We use AiLA-V001, which is a volatility index constructed from liquid options across the most liquid commodities, to measure the markets view on volatility
Can we observe any relationships between the AiLA alpha product (AiLA S series) performance and the prevailing volatility conditions reflected by the AiLA-V001?
Can we observe any relationships when periods of high volatility are removed from the equation?
Given the lack of data sufficiency with one single AiLA index, all AiLA products were pooled together for the analysis.
The historical expected returns were investigated for AiLA products, conditional on different volatility circumstances.
We use implied volatility and vol index interchangeably as vol index constitutes a basket of implied volatility.
This analysis was done with high volatility periods like the 2020 COVID-19 crash being excluded.
Performance vs IV
We split data into three bins based on the prevailing IV index values, i.e., levels of volatility.
The filtered (removing periods of high volatility) and unfiltered cases shows a slight upward trend that suggest a weak indication of expected returns to be larger during periods with higher implied volatility.
This indication disappears when normalizing the returns to the sample std.dev. of their corresponding bin.
Interestingly, the filtered data shows an inverse relationship between normalized performance and implied volatility, which suggests that high volatility of returns coincide with periods of high implied volatility.
Therefore, it would primarily be explained by the different size of the returns rather than the ability to predict their sign.
There is an indication of a uniform product performance when traded on a risk adjusted basis.
Performance vs Change in IV
We split the data into three bins based on the prevailing change of IV index values, i.e., decreasing, flat or increasing IV.
This indicates a different pattern for long-short and long-only AiLA products.
The AiLA long-short products indicates a tendency to perform well in both a decreasing as well as increasing IV environment.
It is interesting to point out that AiLA long-short products perform well in periods of high increases in IV, which may suggest that the long-short strategy takes advantage of the changing market conditions at a faster velocity.
The AiLA long-only products indicate a strong tendency of performing best in a decreasing IV environment and to slightly underperform during increasing IV periods, which is also consistent in both the filtered and unfiltered data set.
The long-only pattern appears intuitively consistent with the typical IV development during a market crash period, e.g., such as the first half of 2020.
Performance vs Change in IV
The performance pattern w.r.t increasing and decreasing IV is generally reflected also when broken down to an individual AiLA product level.
Here, historical monthly returns are compared to increasing and decreasing IV periods.
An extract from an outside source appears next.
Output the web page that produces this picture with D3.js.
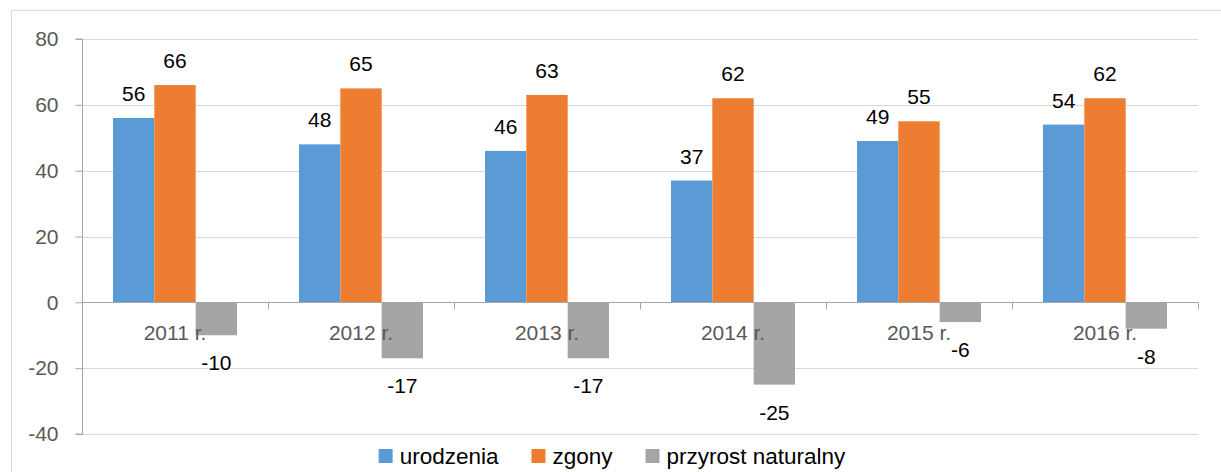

We can see that for 24 out of 30 AiLA products, monthly returns are higher in increasing IV periods than the monthly returns in decreasing IV periods.
The plot for historical daily returns is inconclusive in determining the above, likely due to a daily period being too short to assess the effect of changing IV.
It should, however, be noted that the limited data set and corresponding statistical errors generally makes it difficult to draw generalized conclusions.
An implied volatility index (AiLA-V001) was used to measure the markets view on volatility and was used in a study of a potential relationship with the performance of the AiLA alpha products (AiLA S series).
An indication of a slight performance difference w.r.t the level of IV was obtained, however, the potential effect was found consistent with the difference in size of the returns.
A different performance pattern was, however, observed between the AiLA long-short vs long-only products.
For the long-short products high expected returns were obtained both during increasing as well as decreasing IV, whereas for the long-only products decreasing IV typically was associated with significantly higher expected returns than increasing IV.
The usage of a filtered data set where periods of high implied volatility were removed proved to be useful as it showed similar patterns to the unfiltered data set, which show that we can assume the same patterns of returns in most implied volatility situations.
These result are intended as an initial overview regarding relationships between the AiLA alpha (S Series) and AiLA Vol (V Series) products, with further research work expected to follow on the topic of volatility.